Génesis 3, 9-15. 20; Sal 97, 1. 2-3ab. 3c-4 ; san Pablo a los Efesios 1, 3-6. 11-12; san Lucas 1.26-38

Dios sabe hacer las cosas muy bien. Una de ellas, quizás de las más hermosas, es la fiesta que celebramos hoy: la Inmaculada Concepción. No son sólo los adornos que coronan la hermosura de María lo que hoy festejamos, sino la extraordinaria paradoja divina de que el Hijo de Dios pueda nacer de una virgen. Transcurrieron siglos (quizás demasiados desde nuestra corta contabilidad de las cosas), para que el ser humano fuera capaz de abrir los ojos a la única realidad capaz de “entenderle” tal cual es. Una mujer, Eva, desposada con el primer hombre, Adán, “madre de todos los que viven”, sucumbió ante la más absurda de las tentaciones: “serás como Dios”. Absurda, sí, pero te aconsejo que no te vanaglories de no tener esa misma estupidez… tu vida y la mía esta tejida, mucho más de lo que te imaginas, de pequeñas traiciones que van en el mismo sentido de esa primera “madre biológica”. Eva debió ser una mujer extraordinaria: incluso después de ese pecado original, la Sagrada Escritura nos da a entender que educó a sus hijos en el temor de Dios, y vivió feliz junto a su esposo Adán. Sin embargo, en el capítulo del Génesis que las lecturas de hoy nos invitan a considerar, se nos dice que Dios profetizó al diablo que vendría una nueva Eva que heriría su cabeza cuando él la hubiera herido en el talón. No fue una amenaza sin más, se trataba del anunció del rescate definitivo del hombre para recuperar su condición y su dignidad.

Lo que más asombra en las manifestaciones de Dios es la manera con que “disfruta” dándose a conocer a los que Él llama “sus pequeños”. María, una adolescente nazarena, desde su infancia, intuía que Dios le reservaba para algo. Su disponibilidad era absoluta, y su generosidad estaba entregada totalmente a la voluntad del Altísimo. Es entonces cuando Dios, que reconoce nuestra humildad (nada que ver con la tontería de un ser lleno de complejos), nos transforma en instrumentos más que eficacísimos, extendiendo, allí por donde vamos, el suave “olor” del Espíritu Santo… es el propio poder de Dios el que a la sazón actúa a través de nosotros. No son exageraciones de ningún tipo, es la experiencia de siglos en multitud de cristianos que, habiendo vivido con fidelidad la vocación recibida, se sintieron “prisioneros” del amor de Dios… y no sabían hablar o actuar de otra manera, aunque muchos ni lo notaran ni lo vieran; porque los resultados de Dios son los que calan en el corazón, y no en los aplausos del mundo.
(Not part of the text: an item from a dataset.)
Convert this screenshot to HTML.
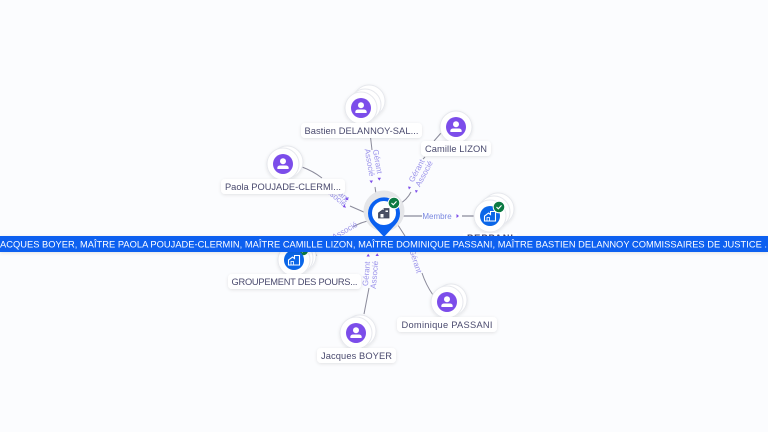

Quizás se trate del mayor piropo dicho a una mujer en la historia de la humanidad: “Alégrate, llena de gracia, el Señor está contigo”. Toda la creación anduvo expectante, durante siglos, a la espera de este saludo de Dios. Y en el breve diálogo entre Gabriel y la doncella de Nazaret, mayor expectación se produjo esperando la respuesta de la que se convertiría en la hermosa esposa del Espíritu Santo. Nosotros, sin saberlo aún, también nos encontrábamos en ese lugar. Éramos personajes silenciosos que, formando parte del plan de Dios, estábamos en Su mente esperando con ansiedad que la Inmaculada diera el “sí” definitivo… nos iba la Eternidad en ello. Y a pesar de la timidez que podemos sospechar en los gestos de la Virgen, me atrevo a percibir un sonrojo mayor en el rostro del ángel, pues habría de convertirse en Señora suya y Reina del Universo.

“Aquí está la esclava del Señor; hágase en mí según tu palabra”… Y el Cielo se abrió en sonoros “vivas” porque el Altísismo, en ese preciso momento, concebía en las entrañas purísimas de la Inmaculada Concepción. ¿Y para ti y para mí?… Eva dejaba paso, ya para siempre, y engendrados en el Espíritu, a la Nueva Madre de todos los que viven.